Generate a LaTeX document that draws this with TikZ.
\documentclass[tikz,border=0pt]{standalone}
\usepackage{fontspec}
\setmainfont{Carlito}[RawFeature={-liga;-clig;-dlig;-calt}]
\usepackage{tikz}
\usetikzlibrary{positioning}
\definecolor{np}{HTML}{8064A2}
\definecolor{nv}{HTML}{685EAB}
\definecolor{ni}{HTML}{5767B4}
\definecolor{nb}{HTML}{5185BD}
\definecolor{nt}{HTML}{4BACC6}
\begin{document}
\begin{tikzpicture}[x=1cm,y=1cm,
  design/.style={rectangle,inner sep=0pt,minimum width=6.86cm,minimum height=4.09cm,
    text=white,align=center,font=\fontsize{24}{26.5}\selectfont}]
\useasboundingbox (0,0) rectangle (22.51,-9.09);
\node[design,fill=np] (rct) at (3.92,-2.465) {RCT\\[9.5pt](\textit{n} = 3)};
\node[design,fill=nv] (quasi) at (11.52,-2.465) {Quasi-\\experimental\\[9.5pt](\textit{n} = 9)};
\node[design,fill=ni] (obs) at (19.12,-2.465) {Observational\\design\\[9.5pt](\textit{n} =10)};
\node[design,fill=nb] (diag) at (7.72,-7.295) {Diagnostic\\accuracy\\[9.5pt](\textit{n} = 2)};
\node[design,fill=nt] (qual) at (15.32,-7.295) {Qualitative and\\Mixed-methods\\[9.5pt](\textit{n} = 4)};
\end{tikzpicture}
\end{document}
--
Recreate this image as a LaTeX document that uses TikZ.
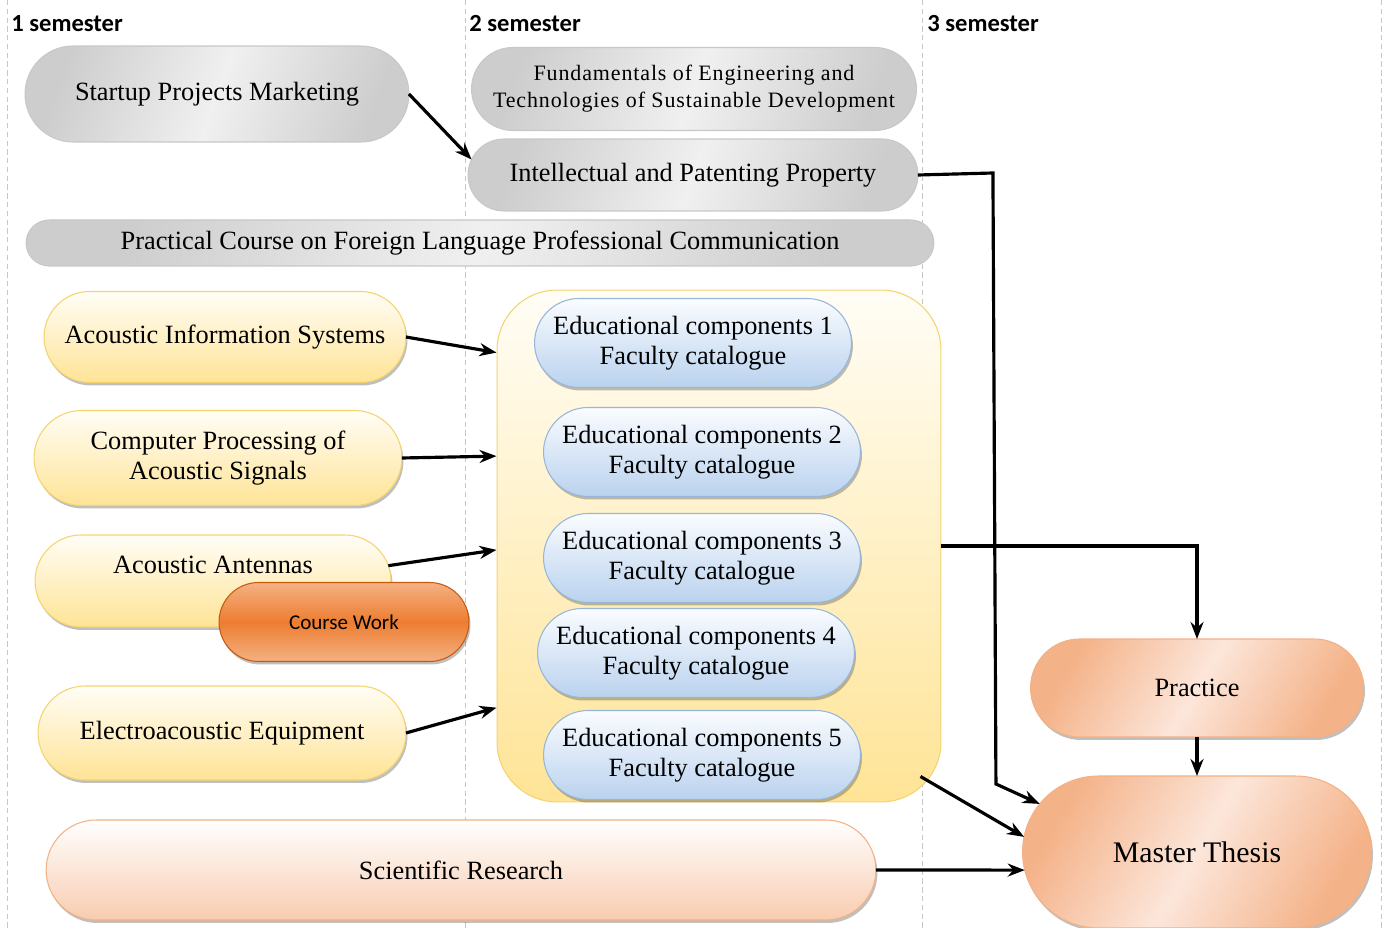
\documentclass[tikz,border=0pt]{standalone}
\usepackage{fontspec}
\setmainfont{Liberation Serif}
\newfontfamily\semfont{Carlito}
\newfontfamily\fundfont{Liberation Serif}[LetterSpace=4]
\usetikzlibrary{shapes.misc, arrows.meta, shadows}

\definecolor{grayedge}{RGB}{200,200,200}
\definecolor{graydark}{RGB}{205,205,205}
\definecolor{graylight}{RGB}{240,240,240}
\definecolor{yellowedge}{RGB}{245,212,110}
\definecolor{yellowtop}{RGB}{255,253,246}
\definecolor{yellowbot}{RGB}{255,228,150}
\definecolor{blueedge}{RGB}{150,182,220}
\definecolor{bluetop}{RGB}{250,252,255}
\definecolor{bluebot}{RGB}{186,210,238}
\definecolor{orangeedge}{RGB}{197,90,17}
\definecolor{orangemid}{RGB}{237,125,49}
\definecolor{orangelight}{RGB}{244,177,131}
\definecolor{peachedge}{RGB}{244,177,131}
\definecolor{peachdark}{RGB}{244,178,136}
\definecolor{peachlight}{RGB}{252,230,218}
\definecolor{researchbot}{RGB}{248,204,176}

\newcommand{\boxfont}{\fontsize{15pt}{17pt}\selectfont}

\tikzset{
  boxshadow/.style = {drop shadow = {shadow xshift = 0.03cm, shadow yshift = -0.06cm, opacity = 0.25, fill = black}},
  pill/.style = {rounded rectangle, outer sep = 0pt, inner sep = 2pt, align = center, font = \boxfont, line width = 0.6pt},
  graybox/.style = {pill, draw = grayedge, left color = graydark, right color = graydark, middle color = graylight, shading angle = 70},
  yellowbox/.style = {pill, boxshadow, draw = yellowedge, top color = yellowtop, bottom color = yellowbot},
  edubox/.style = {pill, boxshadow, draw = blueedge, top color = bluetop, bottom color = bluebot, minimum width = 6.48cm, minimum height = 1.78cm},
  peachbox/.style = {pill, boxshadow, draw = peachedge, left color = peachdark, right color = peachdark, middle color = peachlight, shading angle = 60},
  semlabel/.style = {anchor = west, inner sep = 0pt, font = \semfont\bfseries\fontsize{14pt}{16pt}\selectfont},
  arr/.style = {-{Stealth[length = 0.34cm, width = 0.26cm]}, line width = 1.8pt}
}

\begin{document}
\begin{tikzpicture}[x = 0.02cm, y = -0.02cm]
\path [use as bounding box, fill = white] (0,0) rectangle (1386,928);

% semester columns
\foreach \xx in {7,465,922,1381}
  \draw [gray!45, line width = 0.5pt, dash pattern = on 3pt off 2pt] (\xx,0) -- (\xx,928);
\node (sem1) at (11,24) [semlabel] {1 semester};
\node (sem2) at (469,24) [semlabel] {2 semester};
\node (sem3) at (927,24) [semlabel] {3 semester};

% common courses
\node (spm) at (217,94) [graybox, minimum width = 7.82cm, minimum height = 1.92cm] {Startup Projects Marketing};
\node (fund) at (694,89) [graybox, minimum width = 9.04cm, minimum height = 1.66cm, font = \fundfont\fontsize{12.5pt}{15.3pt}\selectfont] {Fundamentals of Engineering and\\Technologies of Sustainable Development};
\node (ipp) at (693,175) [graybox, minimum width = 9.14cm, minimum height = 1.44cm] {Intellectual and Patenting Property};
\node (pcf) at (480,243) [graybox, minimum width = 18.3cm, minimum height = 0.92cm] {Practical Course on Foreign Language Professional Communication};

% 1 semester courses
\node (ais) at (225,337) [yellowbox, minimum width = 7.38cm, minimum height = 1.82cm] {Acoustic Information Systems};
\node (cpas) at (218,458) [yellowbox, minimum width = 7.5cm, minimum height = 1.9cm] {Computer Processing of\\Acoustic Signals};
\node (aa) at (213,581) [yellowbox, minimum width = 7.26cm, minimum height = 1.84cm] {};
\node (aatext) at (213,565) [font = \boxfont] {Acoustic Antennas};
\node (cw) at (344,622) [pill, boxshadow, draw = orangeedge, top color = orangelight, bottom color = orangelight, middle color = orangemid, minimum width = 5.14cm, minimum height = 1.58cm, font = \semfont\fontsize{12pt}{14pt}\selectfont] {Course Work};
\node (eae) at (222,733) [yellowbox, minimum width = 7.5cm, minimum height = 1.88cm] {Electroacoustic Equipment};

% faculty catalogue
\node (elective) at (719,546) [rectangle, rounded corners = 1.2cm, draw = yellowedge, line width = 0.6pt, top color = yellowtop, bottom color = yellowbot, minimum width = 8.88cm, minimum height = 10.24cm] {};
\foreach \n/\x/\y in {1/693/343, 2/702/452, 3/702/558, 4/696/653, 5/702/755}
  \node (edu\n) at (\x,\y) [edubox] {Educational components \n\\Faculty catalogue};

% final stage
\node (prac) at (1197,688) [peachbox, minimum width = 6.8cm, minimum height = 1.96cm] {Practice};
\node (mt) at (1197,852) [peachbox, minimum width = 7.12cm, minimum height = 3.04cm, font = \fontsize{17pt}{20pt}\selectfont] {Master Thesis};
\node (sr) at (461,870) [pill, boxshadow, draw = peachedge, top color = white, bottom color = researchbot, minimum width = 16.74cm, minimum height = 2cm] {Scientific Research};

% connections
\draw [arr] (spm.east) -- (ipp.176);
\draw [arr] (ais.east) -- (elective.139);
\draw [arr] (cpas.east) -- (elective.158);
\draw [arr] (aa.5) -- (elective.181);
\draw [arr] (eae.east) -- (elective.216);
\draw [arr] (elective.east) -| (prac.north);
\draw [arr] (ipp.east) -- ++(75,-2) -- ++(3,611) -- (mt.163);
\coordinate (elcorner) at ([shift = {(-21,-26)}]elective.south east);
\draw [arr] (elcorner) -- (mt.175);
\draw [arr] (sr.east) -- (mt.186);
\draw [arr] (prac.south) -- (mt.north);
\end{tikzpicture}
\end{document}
--
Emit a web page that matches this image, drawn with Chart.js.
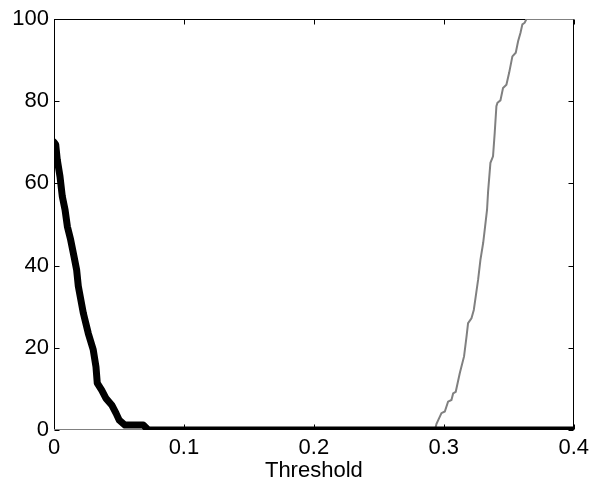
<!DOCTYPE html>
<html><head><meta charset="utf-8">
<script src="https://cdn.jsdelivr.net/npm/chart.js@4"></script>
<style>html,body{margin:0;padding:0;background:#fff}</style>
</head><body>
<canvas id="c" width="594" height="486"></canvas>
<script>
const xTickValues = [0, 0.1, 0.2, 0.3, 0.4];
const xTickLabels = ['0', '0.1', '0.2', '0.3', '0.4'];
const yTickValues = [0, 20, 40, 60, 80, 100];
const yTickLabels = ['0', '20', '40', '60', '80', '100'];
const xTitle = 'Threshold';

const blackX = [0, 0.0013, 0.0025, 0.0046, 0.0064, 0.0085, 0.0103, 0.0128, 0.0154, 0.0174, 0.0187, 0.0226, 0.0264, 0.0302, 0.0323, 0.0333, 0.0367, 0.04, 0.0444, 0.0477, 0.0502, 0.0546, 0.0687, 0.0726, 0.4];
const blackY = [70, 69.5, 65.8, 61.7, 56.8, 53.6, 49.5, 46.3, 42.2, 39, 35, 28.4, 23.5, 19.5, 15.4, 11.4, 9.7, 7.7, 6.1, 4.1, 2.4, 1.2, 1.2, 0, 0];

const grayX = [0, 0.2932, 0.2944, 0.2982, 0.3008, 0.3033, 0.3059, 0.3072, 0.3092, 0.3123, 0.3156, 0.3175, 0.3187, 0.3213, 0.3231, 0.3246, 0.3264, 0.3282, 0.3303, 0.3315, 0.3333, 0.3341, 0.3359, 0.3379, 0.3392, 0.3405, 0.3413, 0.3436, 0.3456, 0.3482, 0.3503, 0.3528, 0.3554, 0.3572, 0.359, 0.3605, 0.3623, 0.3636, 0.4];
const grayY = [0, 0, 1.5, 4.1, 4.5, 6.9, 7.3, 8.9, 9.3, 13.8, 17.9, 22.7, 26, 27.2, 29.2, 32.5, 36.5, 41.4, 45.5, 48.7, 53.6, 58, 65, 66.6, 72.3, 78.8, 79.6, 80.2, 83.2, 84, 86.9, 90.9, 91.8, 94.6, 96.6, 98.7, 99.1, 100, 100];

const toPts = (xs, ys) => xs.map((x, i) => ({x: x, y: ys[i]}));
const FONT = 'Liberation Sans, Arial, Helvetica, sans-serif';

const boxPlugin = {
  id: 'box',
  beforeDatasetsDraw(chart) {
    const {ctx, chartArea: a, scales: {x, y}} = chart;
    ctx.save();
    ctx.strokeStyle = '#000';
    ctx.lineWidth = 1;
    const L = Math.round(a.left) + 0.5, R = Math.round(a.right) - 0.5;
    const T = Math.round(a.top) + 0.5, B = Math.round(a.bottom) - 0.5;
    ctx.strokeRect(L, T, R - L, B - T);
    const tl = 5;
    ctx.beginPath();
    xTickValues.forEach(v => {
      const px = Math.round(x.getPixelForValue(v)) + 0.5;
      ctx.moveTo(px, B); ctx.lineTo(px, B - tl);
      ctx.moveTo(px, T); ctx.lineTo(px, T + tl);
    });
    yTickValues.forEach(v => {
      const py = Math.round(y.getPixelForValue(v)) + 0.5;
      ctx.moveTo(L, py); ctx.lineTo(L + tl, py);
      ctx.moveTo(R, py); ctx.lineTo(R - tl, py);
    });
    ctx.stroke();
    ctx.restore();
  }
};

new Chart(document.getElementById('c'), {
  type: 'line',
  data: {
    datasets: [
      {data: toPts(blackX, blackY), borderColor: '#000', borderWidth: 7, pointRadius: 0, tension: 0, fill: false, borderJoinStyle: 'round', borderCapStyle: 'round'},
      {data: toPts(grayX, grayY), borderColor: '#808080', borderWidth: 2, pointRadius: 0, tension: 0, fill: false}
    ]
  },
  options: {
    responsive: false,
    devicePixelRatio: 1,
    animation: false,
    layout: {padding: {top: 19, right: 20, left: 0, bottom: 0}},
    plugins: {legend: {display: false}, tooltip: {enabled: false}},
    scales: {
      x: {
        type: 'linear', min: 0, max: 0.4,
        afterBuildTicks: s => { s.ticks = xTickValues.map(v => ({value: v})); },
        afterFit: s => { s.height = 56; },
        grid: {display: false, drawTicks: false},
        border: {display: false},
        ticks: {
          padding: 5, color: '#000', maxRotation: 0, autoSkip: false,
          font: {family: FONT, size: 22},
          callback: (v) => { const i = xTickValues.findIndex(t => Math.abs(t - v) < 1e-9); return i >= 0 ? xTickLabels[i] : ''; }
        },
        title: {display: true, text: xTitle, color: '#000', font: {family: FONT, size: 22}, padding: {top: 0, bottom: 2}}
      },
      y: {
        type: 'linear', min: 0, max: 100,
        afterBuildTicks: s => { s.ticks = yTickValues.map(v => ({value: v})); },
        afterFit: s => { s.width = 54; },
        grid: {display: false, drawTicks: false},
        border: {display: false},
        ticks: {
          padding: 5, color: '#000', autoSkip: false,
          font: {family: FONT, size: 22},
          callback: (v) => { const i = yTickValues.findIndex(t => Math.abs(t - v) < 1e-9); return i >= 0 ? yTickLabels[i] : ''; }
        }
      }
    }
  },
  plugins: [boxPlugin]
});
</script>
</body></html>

* _Task requirements_:
Say, as a number only, how many lines of the data contain "LaTeX".

* _Problem solution_:
2